Dunya - it's run by a Dutch guy and has European/Asian food and wine that can't be compared to anything else in Tibet . They also do momos and some Chinese dishes. It has a great atmosphere and after trekking in the mountains and eating rice and tsampa, it's nice to come back to Lhasa and have delicious food. It's on Beijing Dong road, next to the Yak Hotel.

Crazy Yak Saloon lies next door to Kirey Hotel on Beijing East Road. It has uniquely Tibetan decor and furnishings. Tibetan food has a good reputation here and the yak meat comes recommended. The other highlight is the Tibetan song and dance show from 19:30 to 20:30 every evening.

Ethnic Restaurant lies opposite the Kirey Hotel, on East Beijing Road, and it is one of the largest Tibetan restaurants in Lhasa.
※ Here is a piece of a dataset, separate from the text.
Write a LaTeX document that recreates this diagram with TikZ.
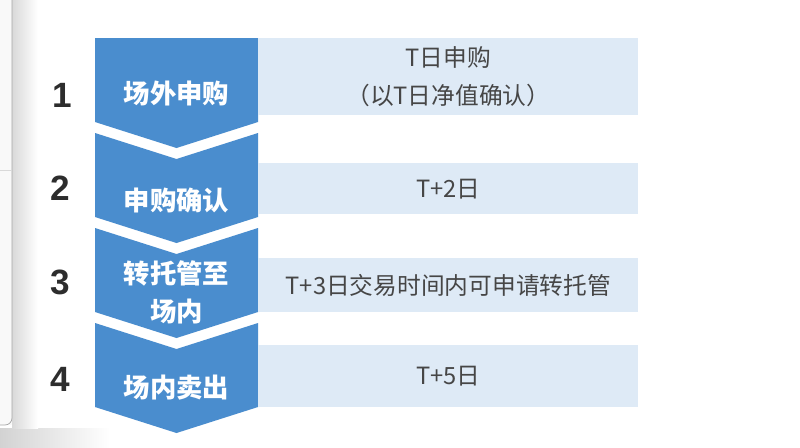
\documentclass[tikz,border=0pt]{standalone}
\usepackage{fontspec}
\newfontfamily\cjk{Noto Sans CJK SC}
\newfontfamily\numfont{Liberation Sans}
\definecolor{StepBlue}{RGB}{74, 141, 206}
\definecolor{NoteBlue}{RGB}{222, 234, 246}
\definecolor{NoteGray}{RGB}{70, 70, 70}
\definecolor{NumGray}{RGB}{45, 45, 45}

\begin{document}
\begin{tikzpicture}[x=0.02cm, y=-0.02cm,
  steplabel/.style={text=white, align=center, font=\cjk\bfseries\fontsize{15}{21.5}\selectfont},
  notebox/.style={fill=NoteBlue, anchor=north west, minimum width=7.6cm, inner sep=0pt, align=center, text=NoteGray, font=\cjk\fontsize{13.5}{21.5}\selectfont},
  stepnum/.style={text=NumGray, font=\numfont\bfseries\fontsize{20}{24}\selectfont}]
\useasboundingbox (0,0) rectangle (800,447);
\fill[white] (0,0) rectangle (800,447);
\shade[left color=gray!35, right color=white] (0,428) rectangle (110,447);
\fill[gray!5] (0,0) rectangle (12,425);
\shade[left color=gray!30, right color=white] (12,0) rectangle (38,428);
\draw[gray!70, rounded corners=4] (12,0) -- (12,425) -- (0,425);
\draw[gray!30] (0,170) -- (12,170);
\fill[StepBlue] (95,38) -- (258,38) -- (258,122) -- (176.5,148) -- (95,122) -- cycle;
\foreach \t in {133,228,323}
  \fill[StepBlue] (95,\t) -- (176.5,\t+26) -- (258,\t) -- (258,\t+84) -- (176.5,\t+110) -- (95,\t+84) -- cycle;
\node[notebox, minimum height=1.54cm] (note1) at (258,38) {T日申购\\（以T日净值确认）};
\node[notebox, minimum height=1.02cm] (note2) at (258,163) {T+2日};
\node[notebox, minimum height=1.08cm] (note3) at (258,258) {T+3日交易时间内可申请转托管};
\node[notebox, minimum height=1.24cm] (note4) at (258,345) {T+5日};
\node[steplabel] (step1) at (176.5,93.5) {场外申购};
\node[steplabel] (step2) at (176.5,200) {申购确认};
\node[steplabel] (step3) at (176.5,292) {转托管至\\场内};
\node[steplabel] (step4) at (176.5,388) {场内卖出};
\node[stepnum] (num1) at (62,95) {1};
\node[stepnum] (num2) at (60,188) {2};
\node[stepnum] (num3) at (60,282) {3};
\node[stepnum] (num4) at (60,379) {4};
\end{tikzpicture}
\end{document}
The restaurant serves aweto chicken and aweto beef as well as some common dishes.

The Yak Hotel has a restaurant on the top floor which has amazing views of the Potala.  You'll get some great photos, especially in the evening, but the service is rubbish. The food is OK, they do good momos, but you'll be waiting a long time for them and trying to get change means a staff member has to run all the way downstairs to the reception. Still it is a nice place to chill out looking out over the fabulous mountains.
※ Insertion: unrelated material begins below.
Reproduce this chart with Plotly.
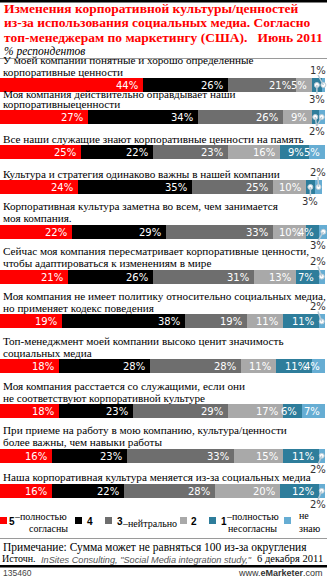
import plotly.graph_objects as go

W, H = 327, 578

# ---- data -------------------------------------------------------------
statements = [
    "У моей компании понятные и хорошо определенные<br>корпоративные ценности",
    "Моя компания действительно оправдывает наши<br>корпоративныеценности",
    "Все наши служащие знают корпоративные ценности на память",
    "Культура и стратегия одинаково важны в нашей компании",
    "Корпоративная культура заметна во всем, чем занимается<br>моя компания.",
    "Сейчас моя компания пересматривает корпоративные ценности,<br>чтобы адаптироваться к изменениям в мире",
    "Моя компания не имеет политику относительно социальных медиа,<br>но применяет кодекс поведения",
    "Топ-менеджмент моей компании высоко ценит значимость<br>социальных медиа",
    "Моя компания расстается со служащими, если они<br>не соответствуют корпоративной культуре",
    "При приеме на работу в мою компанию, культура/ценности<br>более важны, чем навыки работы",
    "Наша корпоративная культура меняется из-за социальных медиа",
]
fully_agree = [44, 27, 25, 24, 22, 21, 19, 18, 18, 16, 16]
agree = [26, 34, 22, 35, 29, 26, 38, 28, 23, 23, 22]
neutral = [21, 26, 23, 25, 33, 31, 19, 28, 29, 33, 28]
disagree = [5, 9, 16, 10, 10, 13, 11, 11, 17, 15, 20]
fully_disagree = [3, 2, 9, 3, 4, 7, 11, 11, 6, 11, 12]
dont_know = [1, 2, 5, 2, 3, 2, 2, 4, 7, 2, 2]

series_names = ["5 – полностью согласны", "4", "3 – нейтрально", "2",
                "1 – полностью несогласны", "не знаю"]

title_lines = [
    "Изменения корпоративной культуры/ценностей",
    "из-за использования социальных медиа. Согласно",
    "топ-менеджерам по маркетингу (США).   Июнь 2011",
]
subtitle = "% респондентов"
note = "Примечание: Сумма может не равняться 100 из-за округления"
source_prefix = "Источн."
source_name = "InSites Consulting, \"Social Media integration study,\""
source_date = "6 декабря 2011"
chart_id = "135460"
site = "www.<b>eMarketer</b>.com"

# ---- style ------------------------------------------------------------
colors = ["#ff0000", "#000000", "#6e6e6e", "#a9a9a9", "#2e7d9b", "#66add3"]
RED = "#ff0000"
SERIF = "Liberation Serif, Times New Roman, serif"
SANS_B = "DejaVu Sans, Verdana, sans-serif"
SANS = "Liberation Sans, Arial, sans-serif"
BAR_H = 14
XMAX = 100 * W / 325.0          # 100 % spans 325 px of the 327 px page

series = [fully_agree, agree, neutral, disagree, fully_disagree, dont_know]

# vertical layout: rows with two-line captions need more room;
# the second row's caption is set tighter than the rest
TIGHT_ROWS = {1}
n_lines = [s.count("<br>") + 1 for s in statements]
centers = [85.0]
for k in range(1, len(statements)):
    step = 35.0 if n_lines[k] == 1 else 44.8
    if k in TIGHT_ROWS:
        step -= 12.8
    centers.append(centers[-1] + step)

# which side tiny segments get their callout on (row, series) -> side
pin_side = {(0, 4): "down", (0, 5): "up",
            (1, 4): "down", (1, 5): "down",
            (3, 4): "down", (3, 5): "up",
            (4, 5): "down", (5, 5): "up", (6, 5): "up",
            (9, 5): "down", (10, 5): "down"}

fig = go.Figure()
for vals, name, col in zip(series, series_names, colors):
    fig.add_trace(go.Bar(
        x=vals, y=centers, orientation="h", width=BAR_H, name=name,
        marker=dict(color=col, line=dict(width=0)),
        hoverinfo="skip", showlegend=False,
    ))

ann = []
shapes = []

def px_x(p):
    return p / W

# captions above each bar
for k, text in enumerate(statements):
    lines = text.split("<br>")
    top = centers[k] - BAR_H / 2
    pitch = 10 if k in TIGHT_ROWS else 12
    for j, line in enumerate(reversed(lines)):
        ann.append(dict(xref="paper", yref="y", x=px_x(1), y=top - 6.5 - pitch * j,
                        text=line, showarrow=False, xanchor="left", yanchor="middle",
                        font=dict(family=SERIF, size=11.2, color="#000")))

# value labels inside the segments and callouts for tiny segments
pins = {}
for k in range(len(statements)):
    cum = 0
    for s, vals in enumerate(series):
        v = vals[k]
        start, cum = cum, cum + v
        if v >= 4:
            ann.append(dict(xref="x", yref="y", x=cum, y=centers[k] + 0.5,
                            text=f"{v}%", showarrow=False, xanchor="right",
                            yanchor="middle", xshift=-3,
                            font=dict(family=SANS_B, size=10, color="white")))
        else:
            side = pin_side.get((k, s), "down")
            pins.setdefault((k, side), []).append((start + v / 2, v))

clamp = 318 / W * XMAX
dot_x, dot_y = [], []
for (k, side), items in pins.items():
    lx = sum(min(c, clamp) for c, _ in items) / len(items)
    if side == "down":
        ly = centers[k] + BAR_H / 2 + 7
        end = ly - 5
    else:
        ly = centers[k] - BAR_H / 2 - 8
        end = ly + 5
    for c, _ in items:
        shapes.append(dict(type="line", xref="x", yref="y", x0=c, y0=centers[k],
                           x1=lx, y1=end, line=dict(color="#b9cbd6", width=1.5)))
        dot_x.append(c)
        dot_y.append(centers[k])
    ann.append(dict(xref="x", yref="y", x=lx, y=ly, text=f"{items[0][1]}%",
                    showarrow=False, xanchor="center", yanchor="middle",
                    font=dict(family=SANS_B, size=10, color="#333")))

fig.add_trace(go.Scatter(x=dot_x, y=dot_y, mode="markers", hoverinfo="skip",
                         showlegend=False,
                         marker=dict(size=5, color="white",
                                     line=dict(color="#b9cbd6", width=1))))

# title block
for j, line in enumerate(title_lines):
    ann.append(dict(xref="paper", yref="y", x=px_x(2), y=8 + 14.7 * j, text=line,
                    showarrow=False, xanchor="left", yanchor="middle",
                    font=dict(family=SERIF, size=13.5, color=RED, weight="bold")))
ann.append(dict(xref="paper", yref="y", x=px_x(2), y=51.5, text=f"<i>{subtitle}</i>",
                showarrow=False, xanchor="left", yanchor="middle",
                font=dict(family=SERIF, size=11.5, color="#000")))

# rules
shapes += [
    dict(type="rect", xref="paper", yref="y", x0=0, x1=1, y0=0, y1=2.5,
         fillcolor="#000", line=dict(width=0)),
    dict(type="line", xref="paper", yref="y", x0=0, x1=1, y0=58.5, y1=58.5,
         line=dict(color="#9a9a9a", width=1)),
    dict(type="line", xref="paper", yref="y", x0=0, x1=1, y0=538.5, y1=538.5,
         line=dict(color="#9a9a9a", width=1)),
    dict(type="rect", xref="paper", yref="y", x0=0, x1=1, y0=565, y1=567.5,
         fillcolor="#000", line=dict(width=0)),
]

# legend
legend_layout = [
    # swatch x, key x, description lines as (x, y)
    (0, 7, [(12, 516), (27, 528)]),
    (75, 85, []),
    (105, 115, [(120, 523)]),
    (180, 189, []),
    (209, 219, [(224, 516), (226, 528)]),
    (284, None, [(297, 515), (297, 528)]),
]
for name, col, (sx, kx, desc_pos) in zip(series_names, colors, legend_layout):
    shapes.append(dict(type="rect", xref="paper", yref="y", x0=px_x(sx),
                       x1=px_x(sx + 7), y0=517, y1=524, fillcolor=col,
                       line=dict(width=0)))
    if " – " in name:
        key, desc = name.split(" – ")
        desc_words = ["–" + desc] if len(desc_pos) == 1 else ["–" + desc.split()[0]] + desc.split()[1:]
    elif kx is not None:
        key, desc_words = name, []
    else:
        key, desc_words = None, name.split()
    if key is not None:
        ann.append(dict(xref="paper", yref="y", x=px_x(kx), y=521, text=f"<b>{key}</b>",
                        showarrow=False, xanchor="left", yanchor="middle",
                        font=dict(family=SANS, size=10, color="#000")))
    for word, (dx, dy) in zip(desc_words, desc_pos):
        ann.append(dict(xref="paper", yref="y", x=px_x(dx), y=dy, text=word,
                        showarrow=False, xanchor="left", yanchor="middle",
                        font=dict(family=SERIF, size=10, color="#000")))

# footnotes
ann += [
    dict(xref="paper", yref="y", x=px_x(1), y=547.5, text=note, showarrow=False,
         xanchor="left", yanchor="middle", font=dict(family=SERIF, size=11.5, color="#000")),
    dict(xref="paper", yref="y", x=px_x(0), y=558.5, text=source_prefix, showarrow=False,
         xanchor="left", yanchor="middle", font=dict(family=SERIF, size=10, color="#000")),
    dict(xref="paper", yref="y", x=px_x(39), y=559.5, text=f"<i>{source_name}</i>",
         showarrow=False, xanchor="left", yanchor="middle",
         font=dict(family=SANS, size=9.2, color="#555")),
    dict(xref="paper", yref="y", x=px_x(325), y=558.5, text=source_date, showarrow=False,
         xanchor="right", yanchor="middle", font=dict(family=SERIF, size=10.5, color="#000")),
    dict(xref="paper", yref="y", x=px_x(1), y=573, text=chart_id, showarrow=False,
         xanchor="left", yanchor="middle", font=dict(family=SANS, size=8.5, color="#444")),
    dict(xref="paper", yref="y", x=px_x(325), y=573, text=site, showarrow=False,
         xanchor="right", yanchor="middle", font=dict(family=SANS, size=9, color="#333")),
]

fig.update_layout(
    width=W, height=H, margin=dict(l=0, r=0, t=0, b=0),
    paper_bgcolor="white", plot_bgcolor="white",
    barmode="stack", bargap=0,
    xaxis=dict(range=[0, XMAX], domain=[0, 1], visible=False, fixedrange=True),
    yaxis=dict(range=[H, 0], domain=[0, 1], visible=False, fixedrange=True),
    annotations=ann, shapes=shapes,
)

fig.write_html("out.html", config={"displayModeBar": False})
The New Mandalais a great place in the Barkhor to eat, with views out over the Jokhang. It's an open air rooftop with awnings over the tables so you don't get too hot in the summer. It's a good refuge from the crowded pilgrim trail below and lets you observe all the goings on with a cold drink in your hand and some good Indian food on its way to you. Service is not the best but hey you're there to relax and soak in the atmosphere so you've got all the time in the world.

Snowland Restaurant next to Snowland Hotel on Mentsikhang Road has a range of western food, Tibetan food and Nepalese food. Its Nepalese food and pizza are delicious. The price is moderate when compared with the excellent quality of the food.

Tashi Restaurant, close to Penthoc Guesthouse and Tashi 2 in the Kirey Hotel is a favorite of many travelers. It is clean, quiet and the staffs speak good English. They offer Tibetan food including Tibetan momos, tsampa, thukpa and fried yak meat as well as spaghetti, mashed potatoes and fries.

Tibetan Cafeteria is located west of Middle Beijing Road. It offers Tibetan food such as fried mutton chops, radish stew, yak meat and potato buns.

Other Restaurants in Tibet and Lhasa
Aloo Gang is located on Duosengge Road. It serves veggie food, yak butter tea and soup.

Barkhor Cafe has various drinks and foods and a few PCs with internet access are available. Its rooftop terrace is popular among travelers since you can enjoy drinks watching the sunset over the Jokhang Temple.

Beimei Fast Food (North America Fast Food), on Beijing East Road, serves hamburgers, hotdogs and soups etc.

Curried Potato Restaurant is located at the first crossing on the right of Jokhang Temple and offers delicious but cheap food such as curried potato, curried barbecue and yogurt.

Hard Yak Cafe in Lhasa Hotel has a range of expensive western food and a good ambience. Lhasa Hotel also has a fast food stall on Mentsikhang Road serving hamburgers and fried tomatoes.

Kailash Restaurant on the rooftop of Banak Shol Hotel on Beijing East Road is also a great place to dine. With pleasant and friendly service, the restaurant serves food including a nice breakfast, yak burgers and many vegetarian options too.

Makye Ame Restaurant on the southeastern corner of Barkhor Street is often busy with western travelers. It serves tasty dishes with pasta and pesto and makes good coffee. A few computer terminals make emails possible too.

Xinfeng Restaurant is located at the East Beijing Road provides all kinds of European food, especially the grilled burgers.

Aside from the above-mentioned restaurants, the night market on Duosenge Road is an interesting place where you can get street food and drink at very reasonable prices.